** START OF Material provided **

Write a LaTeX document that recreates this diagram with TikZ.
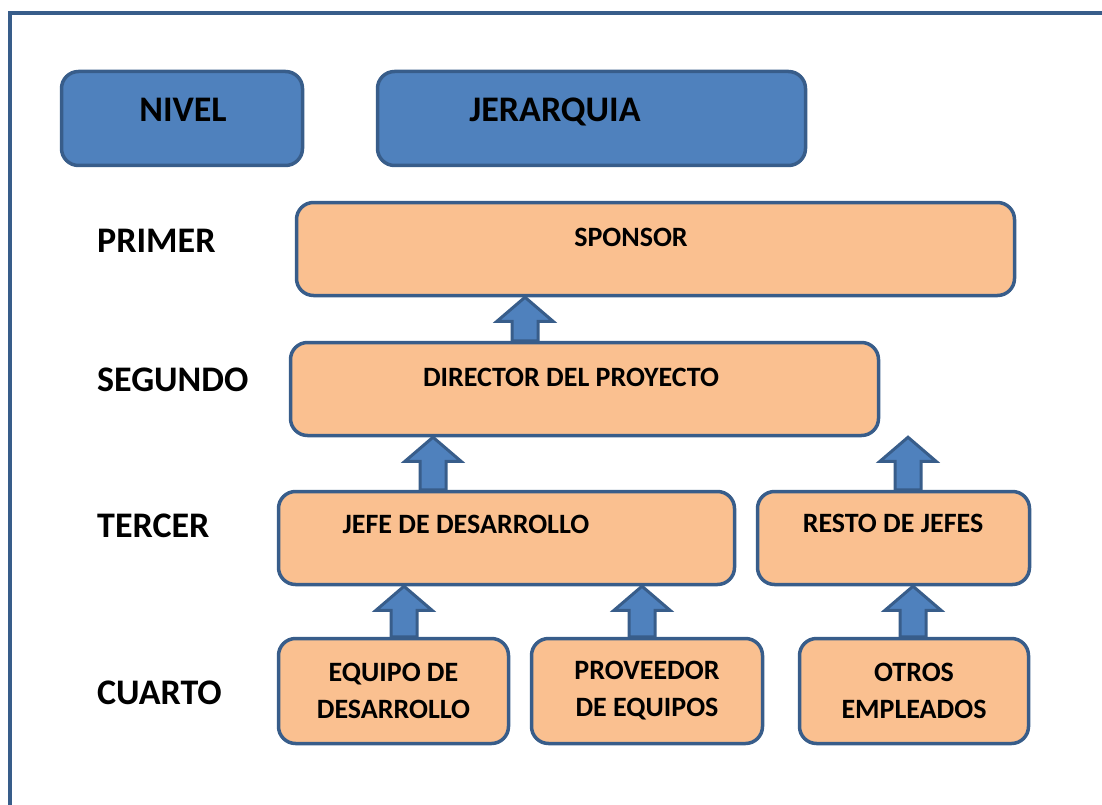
\documentclass[tikz,border=0pt]{standalone}
\usepackage{fontspec}
\setmainfont{Carlito}
\usepackage{tikz}
\usetikzlibrary{positioning}
\definecolor{borde}{RGB}{56,93,138}
\definecolor{azul}{RGB}{79,129,189}
\definecolor{naranja}{RGB}{250,192,144}
\tikzset{
  caja/.style 2 args={draw=borde, line width=3.5pt, rounded corners=17pt, fill=naranja,
    minimum width=#1pt, minimum height=#2pt, inner sep=0pt},
  cabecera/.style 2 args={caja={#1}{#2}, fill=azul},
  texto/.style={font=\fontsize{28}{37}\selectfont\bfseries, inner sep=0pt},
  nivel/.style={font=\fontsize{36}{40}\selectfont\bfseries, inner sep=0pt, anchor=base west},
  flecha/.style={draw=borde, fill=azul, line width=3pt},
  marco/.style={draw=borde, line width=4pt}
}
% flecha de bloque: x, caja de abajo, caja de arriba
\newcommand{\flecha}[3]{%
  \draw[flecha] (#1,0 |- #3.south) -- ++(-28,24) coordinate (hb) -- ++(15,0)
    -- (#1-13,0 |- #2.north) -- ++(26,0) -- (#1+13,0 |- hb) -- ++(15,0) -- cycle;}

\begin{document}
\begin{tikzpicture}[x=1pt, y=-1pt]
	\useasboundingbox (0,0) rectangle (1102,805);
	% marco
	\draw[marco] (9.5,805) |- (1102,13);
	% cabeceras
	\node[cabecera={241}{94}] (nivel) at (182,118.5) {};
	\node[cabecera={428}{94}] (jerarquia) at (591.5,118.5) {};
	\node[texto, font=\fontsize{36}{40}\selectfont\bfseries, anchor=base] (t-nivel) at (183,122) {NIVEL};
	\node[texto, font=\fontsize{36}{40}\selectfont\bfseries, anchor=base] (t-jerarquia) at (555,122) {JERARQUIA};
	% niveles
	\node[nivel] (primer) at (97,252) {PRIMER};
	\node[nivel] (segundo) at (97,391) {SEGUNDO};
	\node[nivel] (tercer) at (97,537) {TERCER};
	\node[nivel] (cuarto) at (97,704) {CUARTO};
	% cajas
	\node[caja={718}{93}] (sponsor) at (655.5,249) {};
	\node[caja={588}{93}] (director) at (584.5,389) {};
	\node[caja={456}{93}] (jefe) at (506.5,538) {};
	\node[caja={272}{93}] (resto) at (893.5,538) {};
	\node[caja={230}{105}, texto, align=center] (equipo) at (393.5,691) {EQUIPO DE\\DESARROLLO};
	\node[caja={231}{105}, texto, align=center] (proveedor) at (647,691) {PROVEEDOR\\DE EQUIPOS};
	\node[caja={229}{105}, texto, align=center] (otros) at (914,691) {OTROS\\EMPLEADOS};
	\node[texto, anchor=base] (t-sponsor) at (631,246) {SPONSOR};
	\node[texto, anchor=base] (t-director) at (571,386) {DIRECTOR DEL PROYECTO};
	\node[texto, anchor=base] (t-jefe) at (466,533) {JEFE DE DESARROLLO};
	\node[texto, anchor=base] (t-resto) at (893,532) {RESTO DE JEFES};
	% flechas
	\flecha{525}{director}{sponsor}
	\flecha{433}{jefe}{director}
	\flecha{908}{resto}{director}
	\flecha{404}{equipo}{jefe}
	\flecha{642}{proveedor}{jefe}
	\flecha{913}{otros}{resto}
\end{tikzpicture}
\end{document}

** END OF Material provided **

Exercise task:
Transcribe each line above verbatim, with the pictures left out.

Solution for this problem:
Write a LaTeX document that recreates this diagram with TikZ.
\documentclass[tikz,border=0pt]{standalone}
\usepackage{fontspec}
\setmainfont{Carlito}
\usepackage{tikz}
\usetikzlibrary{positioning}
\definecolor{borde}{RGB}{56,93,138}
\definecolor{azul}{RGB}{79,129,189}
\definecolor{naranja}{RGB}{250,192,144}
\tikzset{
  caja/.style 2 args={draw=borde, line width=3.5pt, rounded corners=17pt, fill=naranja,
    minimum width=#1pt, minimum height=#2pt, inner sep=0pt},
  cabecera/.style 2 args={caja={#1}{#2}, fill=azul},
  texto/.style={font=\fontsize{28}{37}\selectfont\bfseries, inner sep=0pt},
  nivel/.style={font=\fontsize{36}{40}\selectfont\bfseries, inner sep=0pt, anchor=base west},
  flecha/.style={draw=borde, fill=azul, line width=3pt},
  marco/.style={draw=borde, line width=4pt}
}
% flecha de bloque: x, caja de abajo, caja de arriba
\newcommand{\flecha}[3]{%
  \draw[flecha] (#1,0 |- #3.south) -- ++(-28,24) coordinate (hb) -- ++(15,0)
    -- (#1-13,0 |- #2.north) -- ++(26,0) -- (#1+13,0 |- hb) -- ++(15,0) -- cycle;}

\begin{document}
\begin{tikzpicture}[x=1pt, y=-1pt]
	\useasboundingbox (0,0) rectangle (1102,805);
	% marco
	\draw[marco] (9.5,805) |- (1102,13);
	% cabeceras
	\node[cabecera={241}{94}] (nivel) at (182,118.5) {};
	\node[cabecera={428}{94}] (jerarquia) at (591.5,118.5) {};
	\node[texto, font=\fontsize{36}{40}\selectfont\bfseries, anchor=base] (t-nivel) at (183,122) {NIVEL};
	\node[texto, font=\fontsize{36}{40}\selectfont\bfseries, anchor=base] (t-jerarquia) at (555,122) {JERARQUIA};
	% niveles
	\node[nivel] (primer) at (97,252) {PRIMER};
	\node[nivel] (segundo) at (97,391) {SEGUNDO};
	\node[nivel] (tercer) at (97,537) {TERCER};
	\node[nivel] (cuarto) at (97,704) {CUARTO};
	% cajas
	\node[caja={718}{93}] (sponsor) at (655.5,249) {};
	\node[caja={588}{93}] (director) at (584.5,389) {};
	\node[caja={456}{93}] (jefe) at (506.5,538) {};
	\node[caja={272}{93}] (resto) at (893.5,538) {};
	\node[caja={230}{105}, texto, align=center] (equipo) at (393.5,691) {EQUIPO DE\\DESARROLLO};
	\node[caja={231}{105}, texto, align=center] (proveedor) at (647,691) {PROVEEDOR\\DE EQUIPOS};
	\node[caja={229}{105}, texto, align=center] (otros) at (914,691) {OTROS\\EMPLEADOS};
	\node[texto, anchor=base] (t-sponsor) at (631,246) {SPONSOR};
	\node[texto, anchor=base] (t-director) at (571,386) {DIRECTOR DEL PROYECTO};
	\node[texto, anchor=base] (t-jefe) at (466,533) {JEFE DE DESARROLLO};
	\node[texto, anchor=base] (t-resto) at (893,532) {RESTO DE JEFES};
	% flechas
	\flecha{525}{director}{sponsor}
	\flecha{433}{jefe}{director}
	\flecha{908}{resto}{director}
	\flecha{404}{equipo}{jefe}
	\flecha{642}{proveedor}{jefe}
	\flecha{913}{otros}{resto}
\end{tikzpicture}
\end{document}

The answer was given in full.